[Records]
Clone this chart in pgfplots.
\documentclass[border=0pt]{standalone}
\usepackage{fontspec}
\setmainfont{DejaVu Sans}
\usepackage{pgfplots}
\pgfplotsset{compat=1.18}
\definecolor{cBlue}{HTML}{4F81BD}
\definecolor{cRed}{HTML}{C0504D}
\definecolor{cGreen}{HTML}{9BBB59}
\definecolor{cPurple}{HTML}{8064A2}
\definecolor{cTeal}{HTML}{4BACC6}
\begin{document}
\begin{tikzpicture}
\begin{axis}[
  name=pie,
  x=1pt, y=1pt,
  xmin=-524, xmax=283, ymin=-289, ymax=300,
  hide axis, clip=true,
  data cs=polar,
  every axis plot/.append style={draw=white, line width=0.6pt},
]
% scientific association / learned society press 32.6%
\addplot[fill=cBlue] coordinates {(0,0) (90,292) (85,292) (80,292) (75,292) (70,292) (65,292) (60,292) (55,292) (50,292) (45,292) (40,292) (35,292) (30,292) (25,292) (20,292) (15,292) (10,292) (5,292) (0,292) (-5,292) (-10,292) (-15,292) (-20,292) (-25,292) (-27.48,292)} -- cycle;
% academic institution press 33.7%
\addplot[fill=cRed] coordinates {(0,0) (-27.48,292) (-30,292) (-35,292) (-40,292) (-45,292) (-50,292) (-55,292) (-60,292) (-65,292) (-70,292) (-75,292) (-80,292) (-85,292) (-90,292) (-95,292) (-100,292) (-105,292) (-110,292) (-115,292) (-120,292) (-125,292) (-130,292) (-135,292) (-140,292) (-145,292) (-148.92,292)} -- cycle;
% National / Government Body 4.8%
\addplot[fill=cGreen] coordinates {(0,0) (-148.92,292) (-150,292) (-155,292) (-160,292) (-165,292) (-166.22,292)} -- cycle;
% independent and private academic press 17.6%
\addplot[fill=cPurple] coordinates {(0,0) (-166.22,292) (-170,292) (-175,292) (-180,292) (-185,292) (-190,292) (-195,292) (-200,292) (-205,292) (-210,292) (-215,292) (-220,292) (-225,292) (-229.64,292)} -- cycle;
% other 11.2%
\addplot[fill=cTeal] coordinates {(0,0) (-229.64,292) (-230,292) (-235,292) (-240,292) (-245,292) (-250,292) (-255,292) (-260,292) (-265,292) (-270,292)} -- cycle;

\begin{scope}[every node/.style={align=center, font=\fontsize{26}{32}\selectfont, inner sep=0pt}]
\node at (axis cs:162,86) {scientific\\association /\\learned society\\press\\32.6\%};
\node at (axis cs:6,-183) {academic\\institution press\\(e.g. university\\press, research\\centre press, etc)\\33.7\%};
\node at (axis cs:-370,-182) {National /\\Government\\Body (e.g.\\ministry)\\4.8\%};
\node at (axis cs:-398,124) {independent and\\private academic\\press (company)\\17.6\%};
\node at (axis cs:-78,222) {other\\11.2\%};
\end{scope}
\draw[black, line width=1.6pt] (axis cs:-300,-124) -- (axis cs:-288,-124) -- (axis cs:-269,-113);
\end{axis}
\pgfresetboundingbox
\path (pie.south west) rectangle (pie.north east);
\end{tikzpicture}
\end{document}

---

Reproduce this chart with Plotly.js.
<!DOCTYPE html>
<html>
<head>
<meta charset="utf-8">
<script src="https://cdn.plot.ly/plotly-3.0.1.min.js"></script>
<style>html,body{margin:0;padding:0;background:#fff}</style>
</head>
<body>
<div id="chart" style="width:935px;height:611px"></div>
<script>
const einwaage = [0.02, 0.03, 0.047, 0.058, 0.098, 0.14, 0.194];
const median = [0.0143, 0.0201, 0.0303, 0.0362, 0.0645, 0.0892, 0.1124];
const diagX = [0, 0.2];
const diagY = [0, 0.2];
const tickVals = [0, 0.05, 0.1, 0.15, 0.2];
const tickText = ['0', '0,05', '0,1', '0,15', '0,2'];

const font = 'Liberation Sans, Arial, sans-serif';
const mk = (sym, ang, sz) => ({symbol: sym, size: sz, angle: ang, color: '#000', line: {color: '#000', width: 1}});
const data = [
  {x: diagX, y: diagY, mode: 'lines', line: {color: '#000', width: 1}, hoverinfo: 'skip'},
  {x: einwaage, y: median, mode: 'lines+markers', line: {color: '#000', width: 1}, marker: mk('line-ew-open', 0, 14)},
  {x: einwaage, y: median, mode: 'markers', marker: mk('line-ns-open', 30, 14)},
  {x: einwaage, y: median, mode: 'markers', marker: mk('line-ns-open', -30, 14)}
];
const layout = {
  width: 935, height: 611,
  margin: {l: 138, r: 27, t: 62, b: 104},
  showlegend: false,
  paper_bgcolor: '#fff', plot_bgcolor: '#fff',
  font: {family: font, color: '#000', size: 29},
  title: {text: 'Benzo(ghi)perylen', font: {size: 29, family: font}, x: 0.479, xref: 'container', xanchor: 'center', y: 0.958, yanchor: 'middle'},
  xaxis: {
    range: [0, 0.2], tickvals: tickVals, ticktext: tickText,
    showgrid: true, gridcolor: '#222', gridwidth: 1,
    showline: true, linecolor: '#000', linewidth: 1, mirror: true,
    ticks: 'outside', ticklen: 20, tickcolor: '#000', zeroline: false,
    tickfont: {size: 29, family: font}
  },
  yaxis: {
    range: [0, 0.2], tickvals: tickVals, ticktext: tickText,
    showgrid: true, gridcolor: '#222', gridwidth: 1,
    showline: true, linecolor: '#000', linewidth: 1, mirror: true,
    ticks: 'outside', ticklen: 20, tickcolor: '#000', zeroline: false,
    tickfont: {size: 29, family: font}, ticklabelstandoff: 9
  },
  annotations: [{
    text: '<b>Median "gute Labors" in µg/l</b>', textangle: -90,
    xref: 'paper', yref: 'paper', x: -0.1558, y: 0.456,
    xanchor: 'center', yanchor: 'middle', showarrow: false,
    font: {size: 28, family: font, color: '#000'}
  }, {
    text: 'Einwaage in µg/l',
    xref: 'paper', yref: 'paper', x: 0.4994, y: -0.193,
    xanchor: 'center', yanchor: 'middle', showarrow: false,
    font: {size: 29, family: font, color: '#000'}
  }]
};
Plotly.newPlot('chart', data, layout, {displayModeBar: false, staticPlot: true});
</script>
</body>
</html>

■ REQUIREMENTS:
Transcribe nothing but the lines from the line with "Reproduce this chart with Plotly.js." through the line with "const tickText = ['0', '0,05', '0,1', '0,15', '0,2'];", reproducing each exactly.

■ RESULT BELOW:
Reproduce this chart with Plotly.js.
<!DOCTYPE html>
<html>
<head>
<meta charset="utf-8">
<script src="https://cdn.plot.ly/plotly-3.0.1.min.js"></script>
<style>html,body{margin:0;padding:0;background:#fff}</style>
</head>
<body>
<div id="chart" style="width:935px;height:611px"></div>
<script>
const einwaage = [0.02, 0.03, 0.047, 0.058, 0.098, 0.14, 0.194];
const median = [0.0143, 0.0201, 0.0303, 0.0362, 0.0645, 0.0892, 0.1124];
const diagX = [0, 0.2];
const diagY = [0, 0.2];
const tickVals = [0, 0.05, 0.1, 0.15, 0.2];
const tickText = ['0', '0,05', '0,1', '0,15', '0,2'];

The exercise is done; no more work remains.